Prima di tutto l’Invalsi ha il divieto assoluto di divulgare dati sulle singole scuole. Quindi non sta a noi farlo – noi possiamo soltanto rendere pubblici dati statistici su campione che ci permettano di restituire una fotografia dei risultati medi raggiunti in una determinata regione o a livello nazionale semmai sta alle singole scuole, se hanno l’interesse di farlo. Quindi personalmente non ho alcun elemento per giudicare: posso dire che a mio avviso una rondine non fa primavera. Ma se assumiamo che esistano queste scuole allora io credo che un buon modo di affrontare il problema è che chi si occupa di aspetti legati alla metodologia dell’insegnamento vada a vedere cosa fa quella scuola.

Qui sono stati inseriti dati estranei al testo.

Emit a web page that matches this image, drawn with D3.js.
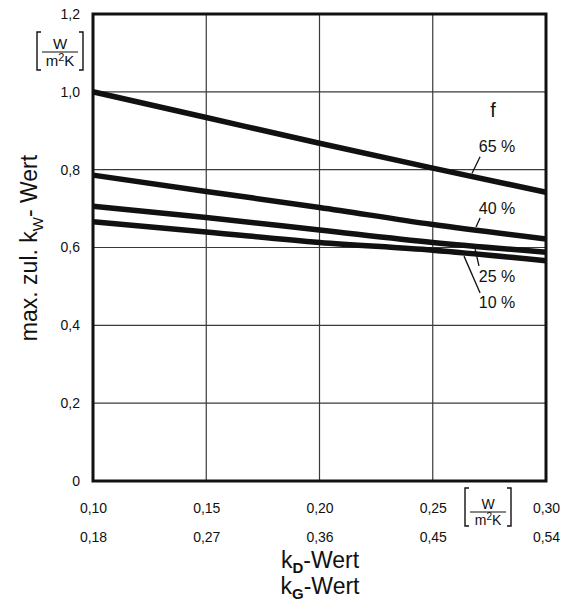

Dopo qualche anno dalla somministrazione dei test Invalsi, cosa sta progettando l’Istituto?
Noi pensiamo che il tema della misurazione del risultato delle scuole in termini di apprendimenti garantiti sia un principio di democrazia fondamentale: la valutazione non è solo un dovere delle scuole, ma prima di tutto un diritto. E sapere quanto una certa scuola si discosti dai risultati nazionali è un tema molto importante, in primo luogo quando questi risultati risultano essere inferiori alla media sistematicamente. E’ altrettanto vero che fare questo tipo di valutazioni è estremamente difficile perché il risultato di ciò che si va a valutare non dipende solo dalla qualità dell’insegnante. E’ molto più facile essere valutato quando di professione si fa l’ingegnere idraulico: la diga sta su o non sta su? Molto diverso il mestiere dell’insegnante che per questo, spesso a ragione, teme la valutazione: l’insegnante è consapevole che l’esito del suo lavoro è legato a una grandissima quantità di elementi esterni, il luogo di lavoro, il substrato sociale e culturale della zona, le risorse a disposizione, il clima del gruppo di lavoro, i genitori, il dirigente scolastico, e molti altri ancora…Da tecnico credo che i sistemi che stanno emergendo vadano provati, molto laicamente. Ritengo che l’esperienza ci stia insegnando che i sistemi più efficaci siano quelli “misti” cioè quelli che hanno al loro interno elementi di misurazione degli elementi di apprendimento ma anche la valutazione dei processi: capacità del dirigente di organizzare, capacità di lavorare in gruppo, risorse, partecipazione dei genitori. Sembra essere molto incoraggiante la tecnica del valore aggiunto: provare ad andare a misurare, al netto degli apprendimenti, cosa una scuola aggiunge per aiutare gli alunni a migliorare.